Rik Kisnah - Blog

3G Rollout: The Future of Mobile Communication

Moving to Motorola

In 2002, I left academia and joined Motorola Mobile Devices. The timing was perfect. Motorola was at the center of the 3G revolution—the transition from 2G networks (which enabled SMS and basic data) to 3G networks (which promised high-speed data and multimedia).

The 3G Vision

The promise was intoxicating. Imagine a mobile phone that could stream video, enable real-time applications, support navigation and location services. 3G would deliver megabits per second instead of kilobits.

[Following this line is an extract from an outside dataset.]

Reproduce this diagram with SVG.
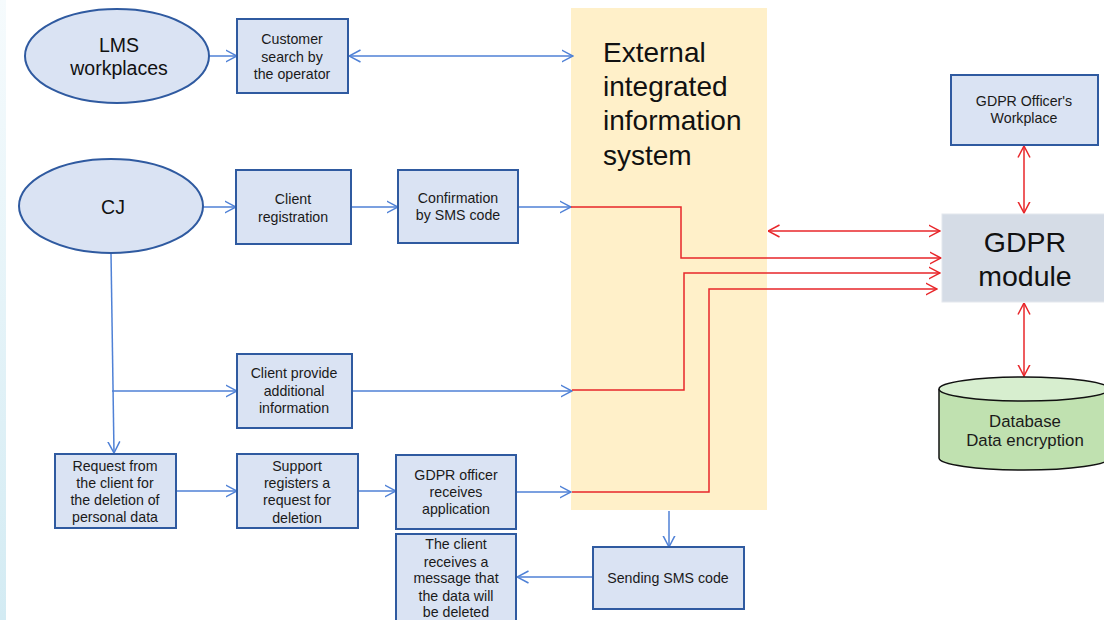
<svg xmlns="http://www.w3.org/2000/svg" width="1104" height="620" viewBox="0 0 1104 620">
  <style>
    .box { fill: #dae3f3; stroke: #2f5aa0; stroke-width: 2; }
    .oval { fill: #dae3f3; stroke: #2f5aa0; stroke-width: 2; }
    .t { font-family: "Liberation Sans", Arial, sans-serif; font-size: 14.2px; fill: #1a1a1a; text-anchor: middle; }
    .db { font-family: "Liberation Sans", Arial, sans-serif; font-size: 16.8px; fill: #1a1a1a; text-anchor: middle; }
    .big { font-family: "Liberation Sans", Arial, sans-serif; font-size: 28px; fill: #111; }
    .mod { font-family: "Liberation Sans", Arial, sans-serif; font-size: 28.5px; fill: #111; text-anchor: middle; }
    .mid { font-family: "Liberation Sans", Arial, sans-serif; font-size: 19.5px; fill: #111; text-anchor: middle; }
    .blue { fill: none; stroke: #4f81d6; stroke-width: 1.5; }
    .red { fill: none; stroke: #e8262a; stroke-width: 1.5; }
  </style>
  <defs>
    <linearGradient id="edge" x1="0" y1="0" x2="0" y2="1">
      <stop offset="0" stop-color="#f6fbfd"/>
      <stop offset="1" stop-color="#d3ebf3"/>
    </linearGradient>
    <marker id="ab" viewBox="0 0 12 14" refX="11.5" refY="7" markerWidth="12" markerHeight="14" markerUnits="userSpaceOnUse" orient="auto-start-reverse">
      <path d="M0,1 L11.5,7 L0,13" fill="none" stroke="#4f81d6" stroke-width="1.5"/>
    </marker>
    <marker id="ar" viewBox="0 0 12 14" refX="11.5" refY="7" markerWidth="12" markerHeight="14" markerUnits="userSpaceOnUse" orient="auto-start-reverse">
      <path d="M0,1 L11.5,7 L0,13" fill="none" stroke="#e8262a" stroke-width="1.5"/>
    </marker>
  </defs>

  <rect x="0" y="0" width="1104" height="620" fill="#ffffff"/>
  <rect x="0" y="0" width="6" height="620" fill="url(#edge)"/>

  <!-- external system band -->
  <g id="external-system">
    <rect x="571" y="8" width="196" height="502" fill="#fff0c9"/>
    <text class="big" x="603" y="62">External</text>
    <text class="big" x="603" y="96">integrated</text>
    <text class="big" x="603" y="130">information</text>
    <text class="big" x="603" y="165">system</text>
  </g>

  <!-- connectors -->
  <g id="connectors">
    <line class="blue" x1="209" y1="56" x2="237" y2="56" marker-end="url(#ab)"/>
    <line class="blue" x1="349" y1="56" x2="573" y2="56" marker-start="url(#ab)" marker-end="url(#ab)"/>
    <line class="blue" x1="203" y1="207" x2="236" y2="207" marker-end="url(#ab)"/>
    <line class="blue" x1="351" y1="207" x2="398" y2="207" marker-end="url(#ab)"/>
    <line class="blue" x1="518" y1="207" x2="571" y2="207" marker-end="url(#ab)"/>
    <line class="blue" x1="111" y1="253" x2="114" y2="453" marker-end="url(#ab)"/>
    <line class="blue" x1="112" y1="391" x2="237" y2="391" marker-end="url(#ab)"/>
    <line class="blue" x1="352" y1="391" x2="572" y2="391" marker-end="url(#ab)"/>
    <line class="blue" x1="176" y1="491" x2="237" y2="491" marker-end="url(#ab)"/>
    <line class="blue" x1="358" y1="491" x2="396" y2="491" marker-end="url(#ab)"/>
    <line class="blue" x1="516" y1="492" x2="571" y2="492" marker-end="url(#ab)"/>
    <line class="blue" x1="669" y1="511" x2="669" y2="547" marker-end="url(#ab)"/>
    <line class="blue" x1="593" y1="577" x2="517" y2="577" marker-end="url(#ab)"/>

    <polyline class="red" points="571,207 681,207 681,258 941,258" marker-end="url(#ar)"/>
    <polyline class="red" points="572,390 684,390 684,273 940,273" marker-end="url(#ar)"/>
    <polyline class="red" points="572,492 709,492 709,289 937,289" marker-end="url(#ar)"/>
    <line class="red" x1="768" y1="231" x2="940" y2="231" marker-start="url(#ar)" marker-end="url(#ar)"/>
    <line class="red" x1="1024" y1="146" x2="1024" y2="213" marker-start="url(#ar)" marker-end="url(#ar)"/>
    <line class="red" x1="1024" y1="303" x2="1024" y2="376" marker-start="url(#ar)" marker-end="url(#ar)"/>
  </g>

  <g id="lms-workplaces">
    <ellipse class="oval" cx="117" cy="56" rx="92" ry="47"/>
    <text class="mid" x="119" y="52">LMS</text>
    <text class="mid" x="119" y="75">workplaces</text>
  </g>

  <g id="cj">
    <ellipse class="oval" cx="111" cy="206" rx="92" ry="47"/>
    <text class="mid" x="113" y="214">CJ</text>
  </g>

  <g id="customer-search">
    <rect class="box" x="237" y="19" width="111" height="74"/>
    <text class="t" x="292" y="44">Customer</text>
    <text class="t" x="292" y="62">search by</text>
    <text class="t" x="292" y="79">the operator</text>
  </g>

  <g id="client-registration">
    <rect class="box" x="236" y="170" width="115" height="74"/>
    <text class="t" x="293" y="204">Client</text>
    <text class="t" x="293" y="222">registration</text>
  </g>

  <g id="sms-confirmation">
    <rect class="box" x="398" y="170" width="120" height="73"/>
    <text class="t" x="458" y="203">Confirmation</text>
    <text class="t" x="458" y="220">by SMS code</text>
  </g>

  <g id="additional-info">
    <rect class="box" x="237" y="354" width="115" height="74"/>
    <text class="t" x="294" y="378">Client provide</text>
    <text class="t" x="294" y="396">additional</text>
    <text class="t" x="294" y="413">information</text>
  </g>

  <g id="deletion-request">
    <rect class="box" x="55" y="454" width="121" height="74"/>
    <text class="t" x="115" y="471">Request from</text>
    <text class="t" x="115" y="488">the client for</text>
    <text class="t" x="115" y="505">the deletion of</text>
    <text class="t" x="115" y="522">personal data</text>
  </g>

  <g id="support-registers">
    <rect class="box" x="237" y="454" width="121" height="74"/>
    <text class="t" x="297" y="471">Support</text>
    <text class="t" x="297" y="488">registers a</text>
    <text class="t" x="297" y="505">request for</text>
    <text class="t" x="297" y="523">deletion</text>
  </g>

  <g id="officer-receives">
    <rect class="box" x="396" y="455" width="120" height="74"/>
    <text class="t" x="456" y="480">GDPR officer</text>
    <text class="t" x="456" y="497">receives</text>
    <text class="t" x="456" y="514">application</text>
  </g>

  <g id="client-notified">
    <rect class="box" x="396" y="534" width="120" height="96"/>
    <text class="t" x="456" y="549">The client</text>
    <text class="t" x="456" y="567">receives a</text>
    <text class="t" x="456" y="583">message that</text>
    <text class="t" x="456" y="601">the data will</text>
    <text class="t" x="456" y="617">be deleted</text>
  </g>

  <g id="sending-sms">
    <rect class="box" x="593" y="547" width="151" height="62"/>
    <text class="t" x="668" y="583">Sending SMS code</text>
  </g>

  <g id="officer-workplace">
    <rect class="box" x="951" y="75" width="147" height="70"/>
    <text class="t" x="1024" y="106">GDPR Officer's</text>
    <text class="t" x="1024" y="123">Workplace</text>
  </g>

  <g id="gdpr-module">
    <rect x="942" y="214" width="170" height="88" fill="#d5dce6" stroke="#e4e8ee" stroke-width="1"/>
    <text class="mod" x="1025" y="252">GDPR</text>
    <text class="mod" x="1025" y="286">module</text>
  </g>

  <g id="database">
    <path d="M939,389 L939,458 A85,12 0 0 0 1109,458 L1109,389" fill="#c0e1b0" stroke="#111" stroke-width="1.5"/>
    <ellipse cx="1024" cy="389" rx="85" ry="12" fill="#d7eecf" stroke="#111" stroke-width="1.5"/>
    <text class="db" x="1025" y="427">Database</text>
    <text class="db" x="1025" y="446">Data encryption</text>
  </g>
</svg>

This wasn’t just an incremental upgrade; it was a paradigm shift.

At Motorola, I spent weeks prototyping solutions—everything from protocol handlers to application frameworks that could take advantage of 3G speeds. The handsets we were building were getting more powerful, more capable, more connected.

The Challenge of Evolution

Early mobile phones had strict power, size, and cost constraints. Adding 3G capability meant more powerful processors, better antennas, more sophisticated power management. Every hardware change rippled through software.

Latency spikes were an early problem. When transitioning between 2G and 3G networks, connection handoffs could create visible delays. We developed techniques to smooth these transitions, to make the experience seamless for users.

Industry Evolution

Around this time, Motorola was still riding high—but Nokia was challenging our market position. The competitive pressure drove innovation. Every feature Nokia added, Motorola needed to match or exceed. It was exhausting and exhilarating.

Lessons from Factory Life

Working on the “factory floor” (as a prototype developer) taught me different lessons than academic life:

  • Iterate fast: In a competitive market, you can’t afford lengthy development cycles. Release, learn, iterate. Speed was a feature.
  • Document everything: When hardware is expensive and manufacturing cycles are long, every design decision matters. Documentation had to be precise, clear, and complete.
  • Build for constraints: Unlike servers with unlimited power, mobile devices ran on batteries. Efficiency wasn’t optional; it was essential.

The User Impact

The 3G phones we prototyped in 2002 weren’t the final products, but they pointed toward the future. By 2005, 3G phones would be mainstream. By 2010, users would expect this functionality as baseline.

Looking back, those “thrills” of the 3G rollout were seeing into the future—imagining how mobile communication would reshape society, and working to make that future real.

The 3G revolution, launched in 2002, would reshape the entire landscape of technology and human connection.